- **To do**: Please retype the data in full and exactly; the pictures are not part of the copy.

+-------+

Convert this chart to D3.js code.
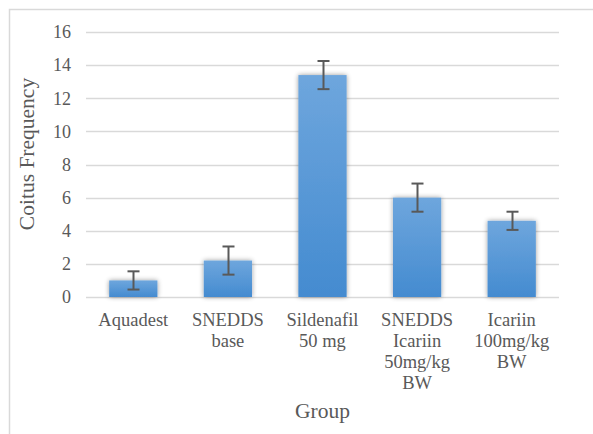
<!DOCTYPE html>
<html>
<head>
<meta charset="utf-8">
<script src="https://cdn.jsdelivr.net/npm/d3@7"></script>
<style>
  body { margin: 0; background: #fff; }
  svg { display: block; }
</style>
</head>
<body>
<div id="chart"></div>
<script>
const groups = [
  ['Aquadest'],
  ['SNEDDS', 'base'],
  ['Sildenafil', '50 mg'],
  ['SNEDDS', 'Icariin', '50mg/kg', 'BW'],
  ['Icariin', '100mg/kg', 'BW'],
]
const means = [1.0, 2.2, 13.4, 6.0, 4.6]
const errors = [0.55, 0.85, 0.85, 0.85, 0.55]
const yTicks = [0, 2, 4, 6, 8, 10, 12, 14, 16]

const width = 593
const height = 434
const margin = { top: 32, right: 34, bottom: 137, left: 86 }

const svg = d3.select('#chart').append('svg')
  .attr('width', width)
  .attr('height', height)
  .style('font-family', '"Liberation Serif", "Times New Roman", serif')

// chart frame (only top/left visible in the crop)
svg.append('path')
  .attr('d', `M9.5,${height} V9.5 H${width}`)
  .attr('fill', 'none')
  .attr('stroke', '#d9d9d9')
  .attr('stroke-width', 1.5)

const defs = svg.append('defs')
const grad = defs.append('linearGradient')
  .attr('id', 'barGrad').attr('x1', 0).attr('x2', 0).attr('y1', 0).attr('y2', 1)
grad.append('stop').attr('offset', '0%').attr('stop-color', '#6ea6dd')
grad.append('stop').attr('offset', '100%').attr('stop-color', '#448bd0')

const shadow = defs.append('filter').attr('id', 'shadow')
  .attr('x', '-30%').attr('y', '-30%').attr('width', '160%').attr('height', '160%')
shadow.append('feGaussianBlur').attr('in', 'SourceAlpha').attr('stdDeviation', 2.5).attr('result', 'blur')
shadow.append('feComponentTransfer').attr('in', 'blur').attr('result', 'soft')
  .append('feFuncA').attr('type', 'linear').attr('slope', 0.4)
const merge = shadow.append('feMerge')
merge.append('feMergeNode').attr('in', 'soft')
merge.append('feMergeNode').attr('in', 'SourceGraphic')

const x = d3.scaleBand()
  .domain(d3.range(groups.length))
  .range([margin.left, width - margin.right])
  .paddingInner(0.49)
  .paddingOuter(0.245)

const y = d3.scaleLinear()
  .domain([0, 16])
  .range([height - margin.bottom, margin.top])

// gridlines
svg.append('g')
  .selectAll('line')
  .data(yTicks)
  .join('line')
  .attr('x1', margin.left)
  .attr('x2', width - margin.right)
  .attr('y1', (d) => Math.round(y(d)) + 0.5)
  .attr('y2', (d) => Math.round(y(d)) + 0.5)
  .attr('stroke', '#d9d9d9')
  .attr('stroke-width', 1.5)

// y tick labels
svg.append('g')
  .selectAll('text')
  .data(yTicks)
  .join('text')
  .attr('x', 71)
  .attr('y', (d) => y(d))
  .attr('dy', '0.35em')
  .attr('text-anchor', 'end')
  .attr('font-size', 18)
  .attr('fill', '#595959')
  .text((d) => d)

// bars
svg.append('g')
  .selectAll('rect')
  .data(means)
  .join('rect')
  .attr('x', (d, i) => x(i))
  .attr('width', x.bandwidth())
  .attr('y', (d) => y(d))
  .attr('height', (d) => y(0) - y(d))
  .attr('fill', 'url(#barGrad)')
  .attr('filter', 'url(#shadow)')

// error bars
const eb = svg.append('g')
  .attr('stroke', '#595959')
  .attr('stroke-width', 2)
means.forEach((m, i) => {
  const cx = Math.round(x(i) + x.bandwidth() / 2) + 0.5
  const top = y(m + errors[i])
  const bot = y(m - errors[i])
  eb.append('line').attr('x1', cx).attr('x2', cx).attr('y1', top).attr('y2', bot)
  eb.append('line').attr('x1', cx - 6).attr('x2', cx + 6).attr('y1', top).attr('y2', top)
  eb.append('line').attr('x1', cx - 6).attr('x2', cx + 6).attr('y1', bot).attr('y2', bot)
})

// category labels
const cat = svg.append('g')
  .attr('font-size', 18.5)
  .attr('fill', '#595959')
  .attr('text-anchor', 'middle')
groups.forEach((lines, i) => {
  const t = cat.append('text')
    .attr('x', x(i) + x.bandwidth() / 2)
    .attr('y', 326)
  lines.forEach((ln, j) => {
    t.append('tspan')
      .attr('x', x(i) + x.bandwidth() / 2)
      .attr('dy', j === 0 ? 0 : 21)
      .text(ln)
  })
})

// axis titles
svg.append('text')
  .attr('x', (margin.left + width - margin.right) / 2)
  .attr('y', 418)
  .attr('text-anchor', 'middle')
  .attr('font-size', 21.5)
  .attr('fill', '#595959')
  .text('Group')

svg.append('text')
  .attr('transform', 'translate(34,154) rotate(-90)')
  .attr('text-anchor', 'middle')
  .attr('font-size', 21.5)
  .attr('fill', '#595959')
  .text('Coitus Frequency')
</script>
</body>
</html>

+-------+

- **The answer**:
Convert this chart to D3.js code.
<!DOCTYPE html>
<html>
<head>
<meta charset="utf-8">
<script src="https://cdn.jsdelivr.net/npm/d3@7"></script>
<style>
  body { margin: 0; background: #fff; }
  svg { display: block; }
</style>
</head>
<body>
<div id="chart"></div>
<script>
const groups = [
  ['Aquadest'],
  ['SNEDDS', 'base'],
  ['Sildenafil', '50 mg'],
  ['SNEDDS', 'Icariin', '50mg/kg', 'BW'],
  ['Icariin', '100mg/kg', 'BW'],
]
const means = [1.0, 2.2, 13.4, 6.0, 4.6]
const errors = [0.55, 0.85, 0.85, 0.85, 0.55]
const yTicks = [0, 2, 4, 6, 8, 10, 12, 14, 16]

const width = 593
const height = 434
const margin = { top: 32, right: 34, bottom: 137, left: 86 }

const svg = d3.select('#chart').append('svg')
  .attr('width', width)
  .attr('height', height)
  .style('font-family', '"Liberation Serif", "Times New Roman", serif')

// chart frame (only top/left visible in the crop)
svg.append('path')
  .attr('d', `M9.5,${height} V9.5 H${width}`)
  .attr('fill', 'none')
  .attr('stroke', '#d9d9d9')
  .attr('stroke-width', 1.5)

const defs = svg.append('defs')
const grad = defs.append('linearGradient')
  .attr('id', 'barGrad').attr('x1', 0).attr('x2', 0).attr('y1', 0).attr('y2', 1)
grad.append('stop').attr('offset', '0%').attr('stop-color', '#6ea6dd')
grad.append('stop').attr('offset', '100%').attr('stop-color', '#448bd0')

const shadow = defs.append('filter').attr('id', 'shadow')
  .attr('x', '-30%').attr('y', '-30%').attr('width', '160%').attr('height', '160%')
shadow.append('feGaussianBlur').attr('in', 'SourceAlpha').attr('stdDeviation', 2.5).attr('result', 'blur')
shadow.append('feComponentTransfer').attr('in', 'blur').attr('result', 'soft')
  .append('feFuncA').attr('type', 'linear').attr('slope', 0.4)
const merge = shadow.append('feMerge')
merge.append('feMergeNode').attr('in', 'soft')
merge.append('feMergeNode').attr('in', 'SourceGraphic')

const x = d3.scaleBand()
  .domain(d3.range(groups.length))
  .range([margin.left, width - margin.right])
  .paddingInner(0.49)
  .paddingOuter(0.245)

const y = d3.scaleLinear()
  .domain([0, 16])
  .range([height - margin.bottom, margin.top])

// gridlines
svg.append('g')
  .selectAll('line')
  .data(yTicks)
  .join('line')
  .attr('x1', margin.left)
  .attr('x2', width - margin.right)
  .attr('y1', (d) => Math.round(y(d)) + 0.5)
  .attr('y2', (d) => Math.round(y(d)) + 0.5)
  .attr('stroke', '#d9d9d9')
  .attr('stroke-width', 1.5)

// y tick labels
svg.append('g')
  .selectAll('text')
  .data(yTicks)
  .join('text')
  .attr('x', 71)
  .attr('y', (d) => y(d))
  .attr('dy', '0.35em')
  .attr('text-anchor', 'end')
  .attr('font-size', 18)
  .attr('fill', '#595959')
  .text((d) => d)

// bars
svg.append('g')
  .selectAll('rect')
  .data(means)
  .join('rect')
  .attr('x', (d, i) => x(i))
  .attr('width', x.bandwidth())
  .attr('y', (d) => y(d))
  .attr('height', (d) => y(0) - y(d))
  .attr('fill', 'url(#barGrad)')
  .attr('filter', 'url(#shadow)')

// error bars
const eb = svg.append('g')
  .attr('stroke', '#595959')
  .attr('stroke-width', 2)
means.forEach((m, i) => {
  const cx = Math.round(x(i) + x.bandwidth() / 2) + 0.5
  const top = y(m + errors[i])
  const bot = y(m - errors[i])
  eb.append('line').attr('x1', cx).attr('x2', cx).attr('y1', top).attr('y2', bot)
  eb.append('line').attr('x1', cx - 6).attr('x2', cx + 6).attr('y1', top).attr('y2', top)
  eb.append('line').attr('x1', cx - 6).attr('x2', cx + 6).attr('y1', bot).attr('y2', bot)
})

// category labels
const cat = svg.append('g')
  .attr('font-size', 18.5)
  .attr('fill', '#595959')
  .attr('text-anchor', 'middle')
groups.forEach((lines, i) => {
  const t = cat.append('text')
    .attr('x', x(i) + x.bandwidth() / 2)
    .attr('y', 326)
  lines.forEach((ln, j) => {
    t.append('tspan')
      .attr('x', x(i) + x.bandwidth() / 2)
      .attr('dy', j === 0 ? 0 : 21)
      .text(ln)
  })
})

// axis titles
svg.append('text')
  .attr('x', (margin.left + width - margin.right) / 2)
  .attr('y', 418)
  .attr('text-anchor', 'middle')
  .attr('font-size', 21.5)
  .attr('fill', '#595959')
  .text('Group')

svg.append('text')
  .attr('transform', 'translate(34,154) rotate(-90)')
  .attr('text-anchor', 'middle')
  .attr('font-size', 21.5)
  .attr('fill', '#595959')
  .text('Coitus Frequency')
</script>
</body>
</html>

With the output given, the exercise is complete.